_REQUIREMENT_.
Reproduce exactly, with no pictures, each line from the opening of the material down through the line containing "lab.set_fontsize(10.8)".

_RAW DATA_.

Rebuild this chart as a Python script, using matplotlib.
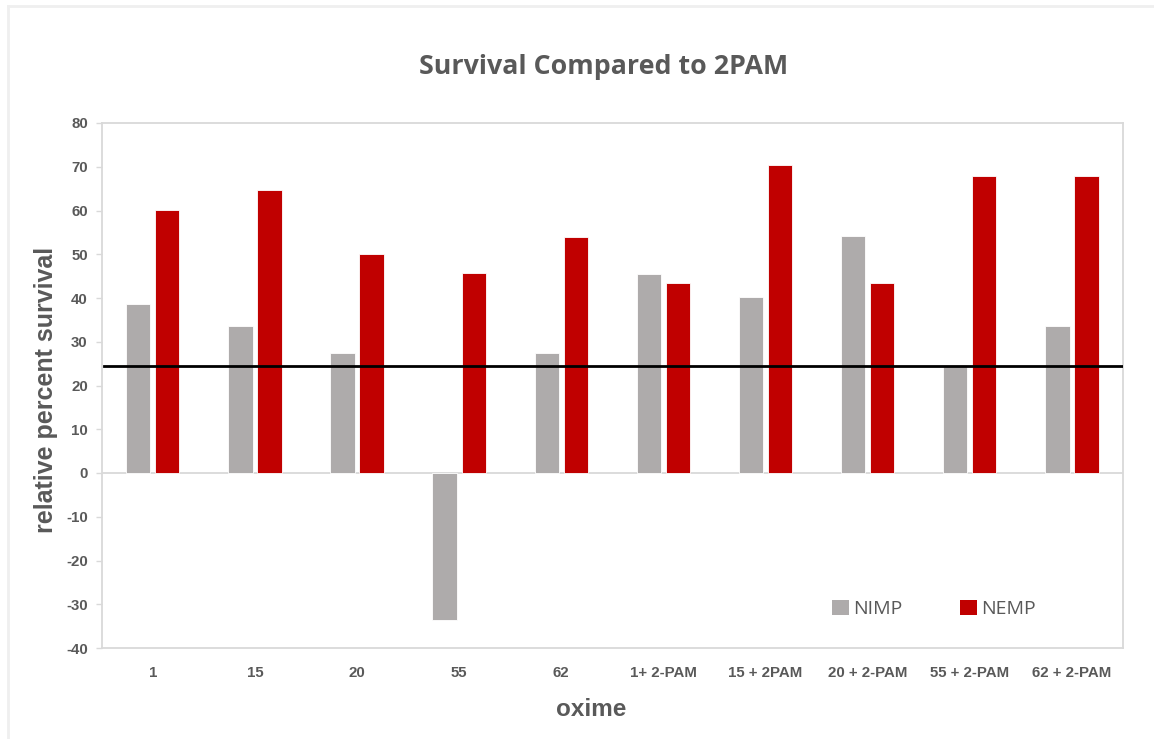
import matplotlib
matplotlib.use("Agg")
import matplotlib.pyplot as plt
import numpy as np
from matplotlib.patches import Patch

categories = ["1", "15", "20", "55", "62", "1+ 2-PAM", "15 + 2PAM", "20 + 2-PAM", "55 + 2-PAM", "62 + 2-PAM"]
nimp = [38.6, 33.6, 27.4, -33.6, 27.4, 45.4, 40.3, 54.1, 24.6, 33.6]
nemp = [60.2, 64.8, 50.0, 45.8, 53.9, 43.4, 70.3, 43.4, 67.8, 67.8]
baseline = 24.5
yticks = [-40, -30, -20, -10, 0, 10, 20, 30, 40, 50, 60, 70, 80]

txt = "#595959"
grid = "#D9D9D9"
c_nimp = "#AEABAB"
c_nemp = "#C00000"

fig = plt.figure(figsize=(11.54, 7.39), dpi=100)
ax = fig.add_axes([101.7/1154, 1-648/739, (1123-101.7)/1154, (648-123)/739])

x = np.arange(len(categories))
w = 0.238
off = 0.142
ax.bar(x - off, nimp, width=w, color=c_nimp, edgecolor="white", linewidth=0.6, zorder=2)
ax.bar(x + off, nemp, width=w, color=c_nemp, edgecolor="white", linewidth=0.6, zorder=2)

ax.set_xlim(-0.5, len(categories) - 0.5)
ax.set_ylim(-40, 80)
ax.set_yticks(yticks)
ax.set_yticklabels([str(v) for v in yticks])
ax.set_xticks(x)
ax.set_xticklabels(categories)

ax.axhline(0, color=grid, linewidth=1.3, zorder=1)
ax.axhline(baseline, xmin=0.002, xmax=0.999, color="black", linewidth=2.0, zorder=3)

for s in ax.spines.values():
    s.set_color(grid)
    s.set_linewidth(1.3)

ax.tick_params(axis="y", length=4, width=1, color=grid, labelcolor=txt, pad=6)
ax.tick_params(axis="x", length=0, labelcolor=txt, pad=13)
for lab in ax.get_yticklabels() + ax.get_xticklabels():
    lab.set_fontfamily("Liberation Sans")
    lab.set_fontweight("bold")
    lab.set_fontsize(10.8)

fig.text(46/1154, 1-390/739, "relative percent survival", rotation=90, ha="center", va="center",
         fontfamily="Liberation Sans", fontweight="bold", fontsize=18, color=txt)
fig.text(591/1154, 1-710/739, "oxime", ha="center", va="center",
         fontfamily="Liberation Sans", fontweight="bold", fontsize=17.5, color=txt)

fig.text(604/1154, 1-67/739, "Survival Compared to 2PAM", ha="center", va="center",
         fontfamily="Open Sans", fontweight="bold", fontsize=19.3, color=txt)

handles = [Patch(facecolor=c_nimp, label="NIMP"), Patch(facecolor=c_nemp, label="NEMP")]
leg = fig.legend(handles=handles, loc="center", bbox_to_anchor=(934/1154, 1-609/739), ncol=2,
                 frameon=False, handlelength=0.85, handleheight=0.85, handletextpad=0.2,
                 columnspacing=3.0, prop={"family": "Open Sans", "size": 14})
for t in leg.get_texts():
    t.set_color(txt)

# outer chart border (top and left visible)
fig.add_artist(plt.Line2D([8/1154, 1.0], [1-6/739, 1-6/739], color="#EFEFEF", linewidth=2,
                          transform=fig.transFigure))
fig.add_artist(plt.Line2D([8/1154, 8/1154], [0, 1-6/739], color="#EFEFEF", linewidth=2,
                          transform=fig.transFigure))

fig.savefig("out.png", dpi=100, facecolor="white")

_WRITTEN SOLUTION_.
Rebuild this chart as a Python script, using matplotlib.
import matplotlib
matplotlib.use("Agg")
import matplotlib.pyplot as plt
import numpy as np
from matplotlib.patches import Patch

categories = ["1", "15", "20", "55", "62", "1+ 2-PAM", "15 + 2PAM", "20 + 2-PAM", "55 + 2-PAM", "62 + 2-PAM"]
nimp = [38.6, 33.6, 27.4, -33.6, 27.4, 45.4, 40.3, 54.1, 24.6, 33.6]
nemp = [60.2, 64.8, 50.0, 45.8, 53.9, 43.4, 70.3, 43.4, 67.8, 67.8]
baseline = 24.5
yticks = [-40, -30, -20, -10, 0, 10, 20, 30, 40, 50, 60, 70, 80]

txt = "#595959"
grid = "#D9D9D9"
c_nimp = "#AEABAB"
c_nemp = "#C00000"

fig = plt.figure(figsize=(11.54, 7.39), dpi=100)
ax = fig.add_axes([101.7/1154, 1-648/739, (1123-101.7)/1154, (648-123)/739])

x = np.arange(len(categories))
w = 0.238
off = 0.142
ax.bar(x - off, nimp, width=w, color=c_nimp, edgecolor="white", linewidth=0.6, zorder=2)
ax.bar(x + off, nemp, width=w, color=c_nemp, edgecolor="white", linewidth=0.6, zorder=2)

ax.set_xlim(-0.5, len(categories) - 0.5)
ax.set_ylim(-40, 80)
ax.set_yticks(yticks)
ax.set_yticklabels([str(v) for v in yticks])
ax.set_xticks(x)
ax.set_xticklabels(categories)

ax.axhline(0, color=grid, linewidth=1.3, zorder=1)
ax.axhline(baseline, xmin=0.002, xmax=0.999, color="black", linewidth=2.0, zorder=3)

for s in ax.spines.values():
    s.set_color(grid)
    s.set_linewidth(1.3)

ax.tick_params(axis="y", length=4, width=1, color=grid, labelcolor=txt, pad=6)
ax.tick_params(axis="x", length=0, labelcolor=txt, pad=13)
for lab in ax.get_yticklabels() + ax.get_xticklabels():
    lab.set_fontfamily("Liberation Sans")
    lab.set_fontweight("bold")
    lab.set_fontsize(10.8)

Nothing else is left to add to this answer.